Sometimes I get objections that have so many different issues intertwined. Not to say that socialists are always this way, but I tend to run into socialists that argues using so many different statements and topic at once, that whatever comes out is a mish-mash of rhetorically well-sounding rubbish. Unfortunately.
Anyways, I had a friend of mine replying this to my post on Union Strikes the other day:
Anyways, I had a friend of mine replying this to my post on Union Strikes the other day:
"This makes me genuinely angry. Some things can't be left to the market. Your definition of employment lacks one very important point: stability. We have to, as a society, compensate some things so that humans are viewed as humans, and not commodities. You would never pay for librarians if there was a volountary cost, yet we all agree that they are an important institution for culture and education.
Do you have any idea how many people have died for the right to organize unions? How much the opportunity to strike has changed the working and living conditions of workers everywhere? When you are a craftsman or local farmer or whatever, your customer is your employer, and you have leverage by your self. But in a post-industrial world, most workers have very little power over their bosses. That's a necessary trade off for effectivity. Unions is the only leverage most workers have. The government allows strikes as a guarantee of stability. There are certain jobs that nobody would ever train for if there wasn't the opportunity to organize. In your ideal world, everyone would be a farmer, we'd have no culture and the world would only support a fraction as many people as there are today."

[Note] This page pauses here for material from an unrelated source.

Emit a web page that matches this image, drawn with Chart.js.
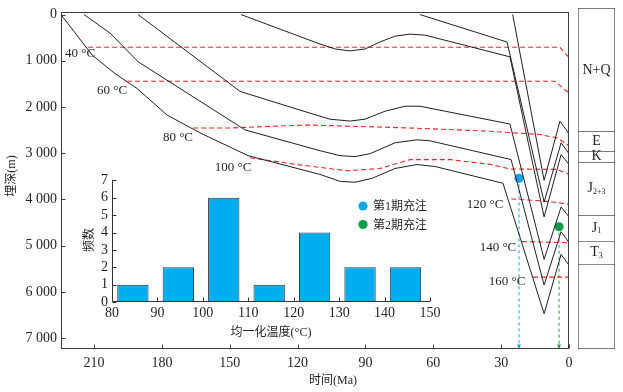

Here are my replies. I tried to be brief, but failed. I'll work on that.
1) Some things can’t be left to the market you say. Like what? And why is that?
If the market is more efficient than the state in providing shoes, massage,
food or homes that people desire, why would the state suddenly be a much better
actor in healthcare or education? I’m still to find any area where the state
outperforms a free market, essentially in any respect.
2) Humans,
commodities and stability. I’m not sure what stability has to do with it, but
everything IS a commodity (or rather a service), whether you like it or not.
Only thing is, in socialist Sweden we made sure some of these services are
provided free of charge for the user, under the communist dogma that everyone
deserves x according to y. In no way does a view of services mean humans are
less humans. We are the carries, providers, recievers, producers etc of these
services, essential to the process.
3)
Librarians. First, not everyone agree librarians are important institution for
education/culture. Libraries, knowledge and books might be, but hardly
librarians. Besides, in a free market, if people would demand libraries in
their current forms, that would be provided. I don’t know about you, but I’d be
willing to pay quite substantial amounts to have a properly-working library
accessible to me.
4) People
dying for Union Rights. Ok, you made this argument in the sense that BECAUSE
people died for something, it is worth preserving. I strongly disagree; people
have died for all kinds of things (anti-gay, rallying against women entering
the work force, stopping migrants etc), and none of that means it’s a good
thing. What I DO think you were trying to say was that because loads of people
valued the rights to unionize so much as they actually died for them and
because they perceived that to help them in the past (and the present), we
should be thankful for their sacrifice. I disagree in that regards as well.
Unionized workers cannot produce better salaries in any other way than creating
employment for others. The working conditions in the past were indeed improved,
but not because the Unions demanded it and fought for it, but because it made
economic sense for business to change. What kinds of jobs are you arguing ‘nobody
would train for’ if not for Unions? In a free market services are values and
provided according to what people are willing to give up for them. In a sense,
there CANNOT be such jobs, because employers would raise wages/conditions until
people accepted them, thus leveling out the “nobody” part of it.
5) Leverage
against employer. The only leverage workers have is quiting. Provide your
services to someone who values them differently. If whatever demand you’re
making is a sensible one, the employer could see to that, and improve. If not, you'd have to value if whatever inconvenience is worth whatever difference another employer would provide. If it is, your option is leaving. No need to Unions, no need for strikes, no need for
messing around waving signs and pretending you're fighting for something. You're wasting and destroying resources. Nothing more, nothing less.
Right, in
my world everyone would be a farmer. Not quite. How did the world move from
such a society in the 1700s to a countless times more affluent one today?
Unions? State interventions? Hardly. Free markets, trade, globalization,
business. In my world, defined as a free market without state regulations or
interventions, we’d likely see similar improvements.